Kennengelernt habe ich Helmut Kohl als er 1978 zu einer turbulenten Studentenveranstaltung an die Universität Marburg kam, wo sich jahrelang kein führender Politiker mehr hingetraut hatte. Kohl ließ sich nicht davon irritieren, dass ihn einigen hundert Studenten niederbrüllen wollten. Nach der Veranstaltung ging er zu unserer Überraschung mit in unsere Stamm-Pizzeria. Die Diskussion ging bis weit nach Mitternacht. Kohls persönliches Auftreten überzeugte mich: Er hörte zu, interessierte sich für unsere Meinung und nahm selbst kein Blatt vor den Mund. 

So habe ich das 1983 - 1992 auch als Mitarbeiter des Bundeskanzlers Helmut Kohl erlebt. Für ihn spielten die Stellung in der Hierarchie in der Beurteilung von Menschen keine große Rolle. Entscheidend war sein persönliches Vertrauen. Es zu gewinnen, war keine einfache Sache, aber dann konnte man sich auf seine Rückendeckung uneingeschränkt verlassen. Als die Deutsche Botschaft in London einmal wegen einiger Interviews über mich Beschwerde führte, wollte Kohl von mir nicht wissen, was ich wann wo gesagt habe, sondern beschied den Vertreter des Auswärtigen Amtes nur lapidar: „Sagen Sie denen in London: Eisel hat mein Vertrauen.“ 

Helmut Kohl war neugierig und liebte politische Debatten. Er legte großen Wert darauf, dass seine Mitarbeiter ihm gegenüber auch kritische Dinge ansprachen. Ich hatte nie den Eindruck, dass mir aus einem offenen Wort ihm gegenüber Nachteile entstehen könnten. Aber er ließ es auch selbst nie an Klarheit fehlen – zum Beispiel wenn er Vermerke mit seinem charakteristischen schwarzen Filzstiftes kommentierte. Da fand sich dann durchaus ein „Der spinnt ja wohl“, „So ein Blödsinn“ „Absoluter Quatsch!!“ auf amtlichen Papieren.

Gegenüber der amtlichen Bürokratie war Helmut Kohl besonders mißtrauisch. Als Ministerpräsident in Rheinland-Pfalz hat er einmal einen persönlichen Freund in der Staatskanzlei animiert, auf dem ordentlichen Dienstweg einen Vermerk auf den weg zu bringen, in dem der Satz versteckt war: „Der Chef der Staatskanzlei ist ein Esel und muss sofort entlassen werden.“ Dieser Vermerk wurde vom Referatsleiter, Unterabteilungsleiter, Abteilungsleiter bis hin zum Chef der Staatskanzlei abgezeichnet und so dem Ministerpräsidenten vorgelegt. Kohl rief dann alle zusammen und machte genüßlich klar, dass Vorlagen nicht nur abgezeichnet, sondern auch gelesen werden sollten.
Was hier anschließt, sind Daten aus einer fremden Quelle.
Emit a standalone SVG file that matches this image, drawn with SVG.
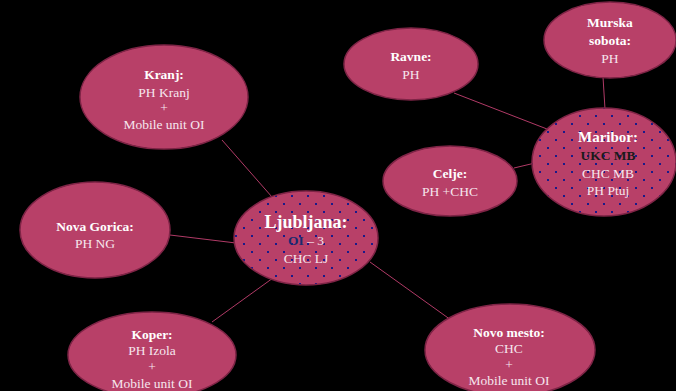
<svg xmlns="http://www.w3.org/2000/svg" width="676" height="391" viewBox="0 0 676 391">
<defs>
<pattern id="dots" x="0" y="0" width="16" height="16" patternUnits="userSpaceOnUse">
<rect width="16" height="16" fill="#b84068"/>
<rect x="3" y="3" width="2" height="2" fill="#1a1a8a"/>
<rect x="11" y="11" width="2" height="2" fill="#1a1a8a"/>
</pattern>
<style>
.n{fill:#b84068;stroke:#7e2446;stroke-width:1.5}
.d{fill:url(#dots);stroke:#7e2446;stroke-width:1.5}
.c line{stroke:#b03a66;stroke-width:1}
text{font-family:"Liberation Serif","DejaVu Serif",serif;font-size:13.5px;fill:#f6e6ee;text-anchor:middle}
.b{font-weight:bold;fill:#ffffff}
.k{font-weight:bold;fill:#1a1a1a}
</style>
</defs>
<rect width="676" height="391" fill="#000000"/>
<g class="c" id="connectors">
<line x1="222" y1="140" x2="272" y2="197"/>
<line x1="170" y1="235" x2="236" y2="243"/>
<line x1="212" y1="322" x2="273" y2="278"/>
<line x1="451" y1="320" x2="370" y2="262"/>
<line x1="454" y1="93" x2="547" y2="129"/>
<line x1="603" y1="77" x2="605" y2="109"/>
<line x1="514" y1="168" x2="535" y2="163"/>
</g>
<g id="kranj">
<ellipse class="n" cx="164" cy="97" rx="84" ry="52"/>
<text x="164" y="79" class="b">Kranj:</text>
<text x="164" y="97">PH Kranj</text>
<text x="164" y="112" font-size="11">+</text>
<text x="164" y="129">Mobile unit OI</text>
</g>
<g id="novagorica">
<ellipse class="n" cx="95" cy="230" rx="75" ry="48"/>
<text x="95" y="231" class="b">Nova Gorica:</text>
<text x="95" y="248">PH NG</text>
</g>
<g id="ljubljana">
<ellipse class="d" cx="306" cy="238" rx="72" ry="47"/>
<text x="306" y="228" class="b" style="font-size:18px">Ljubljana:</text>
<text x="306" y="245"><tspan font-weight="bold" fill="#1a2a6e">OI</tspan> – 3</text>
<text x="306" y="263">CHC LJ</text>
</g>
<g id="koper">
<ellipse class="n" cx="152" cy="355" rx="84" ry="43"/>
<text x="152" y="339" class="b">Koper:</text>
<text x="152" y="355">PH Izola</text>
<text x="152" y="371" font-size="11">+</text>
<text x="152" y="388">Mobile unit OI</text>
</g>
<g id="novomesto">
<ellipse class="n" cx="510" cy="350" rx="85" ry="46"/>
<text x="509" y="337" class="b">Novo mesto:</text>
<text x="509" y="353">CHC</text>
<text x="509" y="369" font-size="11">+</text>
<text x="509" y="385">Mobile unit OI</text>
</g>
<g id="celje">
<ellipse class="n" cx="450" cy="181" rx="67" ry="35"/>
<text x="450" y="178" class="b">Celje:</text>
<text x="450" y="196">PH +CHC</text>
</g>
<g id="ravne">
<ellipse class="n" cx="411" cy="64" rx="67" ry="36"/>
<text x="411" y="61" class="b">Ravne:</text>
<text x="411" y="79">PH</text>
</g>
<g id="murskasobota">
<ellipse class="n" cx="610" cy="40" rx="66" ry="38"/>
<text x="610" y="27" class="b">Murska</text>
<text x="610" y="45" class="b">sobota:</text>
<text x="610" y="63">PH</text>
</g>
<g id="maribor">
<ellipse class="d" cx="604" cy="162" rx="72" ry="54"/>
<text x="608" y="142" class="b" style="font-size:15px">Maribor:</text>
<text x="608" y="160" class="k">UKC MB</text>
<text x="608" y="178">CHC MB</text>
<text x="608" y="195">PH Ptuj</text>
</g>
</svg>
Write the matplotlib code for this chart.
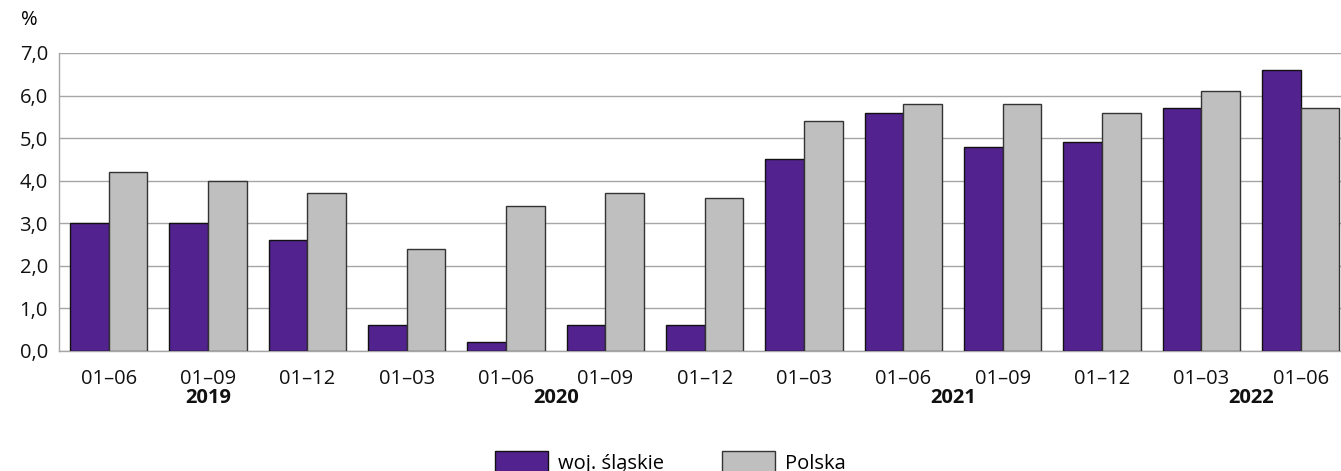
import numpy as np
import matplotlib.pyplot as plt

plt.rcParams['font.family'] = ['Open Sans', 'DejaVu Sans']

periods = ['01–06', '01–09', '01–12', '01–03', '01–06', '01–09', '01–12',
           '01–03', '01–06', '01–09', '01–12', '01–03', '01–06']
years = ['2019', '2020', '2021', '2022']
year_pos = [1, 4.5, 8.5, 11.5]
slaskie = [3.0, 3.0, 2.6, 0.6, 0.2, 0.6, 0.6, 4.5, 5.6, 4.8, 4.9, 5.7, 6.6]
polska = [4.2, 4.0, 3.7, 2.4, 3.4, 3.7, 3.6, 5.4, 5.8, 5.8, 5.6, 6.1, 5.7]

purple = '#52228f'
grey = '#bfbfbf'
fs = 14.5

fig = plt.figure(figsize=(13.41, 4.71), dpi=100)
ax = fig.add_axes([0.044, 0.2548, 0.963, 0.6327])

x = np.arange(len(periods))
w = 0.39
ax.bar(x - w/2, slaskie, w, color=purple, edgecolor='#111111', linewidth=1,
       label='woj. śląskie', zorder=3)
ax.bar(x + w/2, polska, w, color=grey, edgecolor='#333333', linewidth=1,
       label='Polska', zorder=3)

ax.set_xlim(-0.5, len(periods) - 0.5)
ax.set_ylim(0, 7)
yt = np.arange(0, 7.1, 1)
ax.set_yticks(yt)
ax.set_yticklabels([f'{v:.1f}'.replace('.', ',') for v in yt])
ax.set_xticks(x)
ax.set_xticklabels(periods)
ax.tick_params(axis='both', length=0, labelsize=fs, colors='#111111')
ax.tick_params(axis='x', pad=13)
ax.tick_params(axis='y', pad=8)
ax.yaxis.grid(True, color='#a6a6a6', linewidth=1, zorder=0)
for s in ['top', 'right']:
    ax.spines[s].set_visible(False)
for s in ['left', 'bottom']:
    ax.spines[s].set_color('#a6a6a6')
    ax.spines[s].set_linewidth(1)

# year labels under the period ticks
for yr, p in zip(years, year_pos):
    ax.annotate(yr, xy=(p, 0), xycoords=('data', 'axes fraction'),
                xytext=(0, -27), textcoords='offset points',
                ha='center', va='top', fontsize=fs, fontweight='bold',
                color='#111111')

fig.text(0.016, 0.957, '%', fontsize=fs, ha='left', va='center')

fig.legend(loc='center', bbox_to_anchor=(0.5, 0.018), ncol=2, frameon=False,
           fontsize=fs, handlelength=2.6, handleheight=1.2, columnspacing=2.9,
           handletextpad=0.5)

fig.savefig('out.png', dpi=100)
Bei seinen zahlreichen Besuchen in Betrieben oder bei Verbänden war es Helmut Kohl war immer wichtig, nicht nur Funktionsträgern zusammen zu kommen. Ich erinnere mich gut daran, dass beispielsweise die Spitze des Deutschen Fußballbundes keineswegs begeistert war, wenn sich der Kanzler beim Mittagessen im Trainingslager nicht an den vorgesehenen Vorstandstisch setzte, sondern zu den Spielern. 

Helmut Kohls großes Kapital war immer seine Volksnähe und Verlässlichkeit. Da mochte es noch so viel Kritik in Einzelfragen geben, für die meisten Menschen war doch beruhigend, dass – wie es einer seiner Kritiker einmal formulierte – das rote Telefon auf seinem Nachttisch stand. Bei Kohl wusste man, woran man war. So wird er mir in Erinnerung bleiben.